On parle beaucoup de la « guerre des talents », particulièrement dans l'IT, depuis des années. Vous êtes DSI, donc concerné pour vos recrutements. Mais vous êtes dans une entreprise dédiée aux ressources humaines. Du coup, quelle est votre approche du sujet ?

Je suis DSI en France mais, au niveau mondial, je suis d'ailleurs aussi vice-président global innovation and analytics. Et notre principal objectif, en data science, c'est d'identifier les bons candidats et de rendre le recrutement le plus efficient possible. Et il faut être clair sur un point : l'IA ne résout pas tout !
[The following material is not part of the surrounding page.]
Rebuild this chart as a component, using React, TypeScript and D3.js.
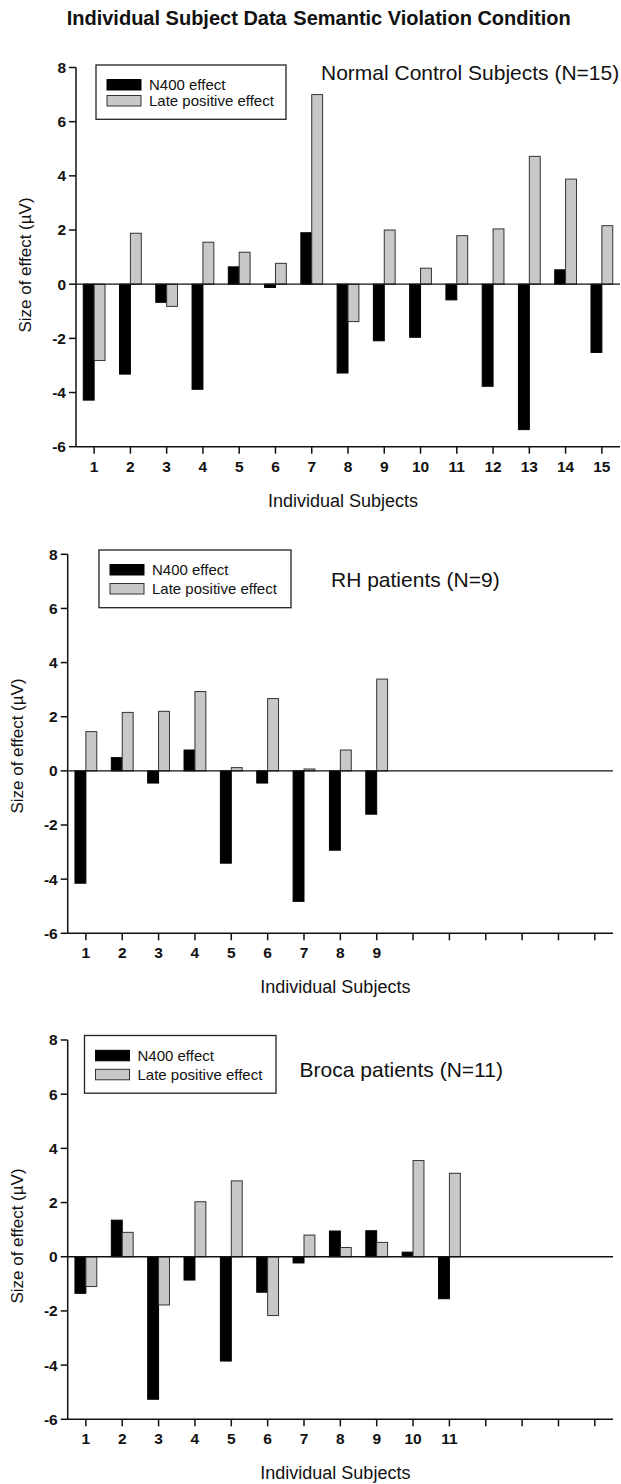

Un collègue américain a une formule qui me plaît bien à ce sujet : « la guerre des talents est finie et les talents ont gagné ». Dans la plupart des pays, il y a une véritable inflation des salaires, ce qui a évidemment un gros impact pour nos activités, tant pour le service à nos clients que pour nous-mêmes. A cela s'ajoute la « Great Resignation » [la « Grande Démission »] : les gens veulent travailler différemment et l'écart se creuse entre ce que les gens veulent et ce dont les entreprises ont besoin. Il y a également un décalage croissant entre la formation initiale et les attentes des entreprises. Et pas seulement en France comme on l'entend trop souvent : c'est aussi le cas aux Etats-Unis.
Ma conviction est que ce double phénomène existait avant la crise sanitaire Covid-19 mais a été masquée durant la pandémie tout en continuant à se développer, peut-être même plus qu'avant. Clairement, il faut trouver une manière de réduire les décalages entre les talents disponibles et leurs souhaits d'une part, les besoins des entreprises d'autre part.
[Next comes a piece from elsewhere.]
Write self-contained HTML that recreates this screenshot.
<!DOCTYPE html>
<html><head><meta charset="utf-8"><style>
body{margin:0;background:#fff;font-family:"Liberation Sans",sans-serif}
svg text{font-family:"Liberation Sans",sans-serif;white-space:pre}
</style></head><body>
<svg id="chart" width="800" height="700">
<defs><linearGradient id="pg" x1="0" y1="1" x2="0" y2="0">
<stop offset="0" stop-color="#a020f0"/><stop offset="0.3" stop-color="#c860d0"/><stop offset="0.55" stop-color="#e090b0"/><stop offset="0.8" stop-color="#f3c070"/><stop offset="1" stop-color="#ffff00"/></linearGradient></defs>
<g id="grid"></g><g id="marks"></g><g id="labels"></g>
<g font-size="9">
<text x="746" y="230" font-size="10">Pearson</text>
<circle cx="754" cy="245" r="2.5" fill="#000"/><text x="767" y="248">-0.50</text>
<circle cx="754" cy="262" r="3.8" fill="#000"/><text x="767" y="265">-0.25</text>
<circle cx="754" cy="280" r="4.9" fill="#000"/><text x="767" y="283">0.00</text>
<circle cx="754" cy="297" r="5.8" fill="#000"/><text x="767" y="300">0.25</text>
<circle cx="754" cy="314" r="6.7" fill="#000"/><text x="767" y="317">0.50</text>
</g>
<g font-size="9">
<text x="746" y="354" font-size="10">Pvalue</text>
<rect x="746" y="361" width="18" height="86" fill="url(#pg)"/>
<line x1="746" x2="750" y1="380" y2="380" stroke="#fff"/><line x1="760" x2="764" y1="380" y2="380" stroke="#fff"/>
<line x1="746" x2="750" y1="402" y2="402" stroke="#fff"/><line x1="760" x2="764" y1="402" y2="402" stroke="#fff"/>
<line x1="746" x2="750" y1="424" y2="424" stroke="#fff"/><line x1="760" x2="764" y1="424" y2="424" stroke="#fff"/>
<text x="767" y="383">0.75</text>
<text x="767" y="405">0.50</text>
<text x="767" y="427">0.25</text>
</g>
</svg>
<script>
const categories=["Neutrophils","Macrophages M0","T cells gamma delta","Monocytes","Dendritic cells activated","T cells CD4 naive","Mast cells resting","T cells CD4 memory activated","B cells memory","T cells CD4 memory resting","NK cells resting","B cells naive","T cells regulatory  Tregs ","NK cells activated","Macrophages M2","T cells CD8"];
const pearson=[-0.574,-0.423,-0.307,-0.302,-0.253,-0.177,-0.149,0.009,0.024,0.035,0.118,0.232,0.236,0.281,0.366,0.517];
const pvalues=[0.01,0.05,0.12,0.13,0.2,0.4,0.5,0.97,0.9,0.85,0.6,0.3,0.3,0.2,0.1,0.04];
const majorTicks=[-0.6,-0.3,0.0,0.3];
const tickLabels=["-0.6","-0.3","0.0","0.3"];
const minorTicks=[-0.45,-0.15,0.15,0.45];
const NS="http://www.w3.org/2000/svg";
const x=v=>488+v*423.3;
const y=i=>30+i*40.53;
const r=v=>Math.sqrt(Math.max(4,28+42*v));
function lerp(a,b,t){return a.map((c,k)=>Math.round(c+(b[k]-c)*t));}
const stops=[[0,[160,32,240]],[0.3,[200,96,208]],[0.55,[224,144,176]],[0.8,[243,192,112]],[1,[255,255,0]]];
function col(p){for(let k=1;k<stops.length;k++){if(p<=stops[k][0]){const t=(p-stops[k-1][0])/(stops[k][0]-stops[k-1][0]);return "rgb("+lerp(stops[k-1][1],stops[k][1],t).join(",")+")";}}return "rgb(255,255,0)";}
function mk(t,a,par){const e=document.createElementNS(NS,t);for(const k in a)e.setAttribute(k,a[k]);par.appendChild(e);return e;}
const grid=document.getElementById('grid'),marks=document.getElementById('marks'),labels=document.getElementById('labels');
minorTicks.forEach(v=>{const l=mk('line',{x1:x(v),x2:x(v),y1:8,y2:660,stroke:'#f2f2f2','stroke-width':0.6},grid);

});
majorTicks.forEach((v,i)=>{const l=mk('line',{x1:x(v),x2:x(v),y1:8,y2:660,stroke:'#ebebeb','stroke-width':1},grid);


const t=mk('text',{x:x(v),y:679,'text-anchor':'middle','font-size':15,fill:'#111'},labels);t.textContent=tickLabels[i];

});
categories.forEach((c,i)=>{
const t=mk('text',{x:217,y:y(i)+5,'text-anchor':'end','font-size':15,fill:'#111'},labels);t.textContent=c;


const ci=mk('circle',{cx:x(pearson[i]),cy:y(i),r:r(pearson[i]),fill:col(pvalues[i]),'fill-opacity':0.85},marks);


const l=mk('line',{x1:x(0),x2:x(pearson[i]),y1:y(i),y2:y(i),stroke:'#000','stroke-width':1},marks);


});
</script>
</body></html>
En tant que DSI de ManpowerGroup, je suis dans la même situation que tous les autres DSI, avec de multiples postes ouverts et non comblés.

Du coup, comment faites-vous ?

Nous acceptons de plus en plus d'embaucher des gens qui n'ont pas toutes les compétences techniques nécessaires au départ et qui vont donc devoir apprendre. Bien sûr, le salaire qu'ils nous coûtent tient compte de cet écart. Et nous laissons les entreprises qui veulent payer plus cher embaucher les talents immédiatement opérationnels à 100 %.
Mais, ce qui fait grandir notre entreprise, en fin de compte, c'est le savoir-être. Le savoir-faire technico-technique a finalement une utilité limitée. Il nous faut des collaborateurs capables de s'adapter à la situation réelle. Si un architecte IT très talentueux arrive avec un projet génial à base de toutes les dernières super-technologies du moment, il va falloir deux ans pour mener le projet. Et, dans deux ans, ces super-technologies seront dépassées. Nous avons donc besoin de quelqu'un qui va améliorer l'existant ou faire ce qu'il faut pour être efficient.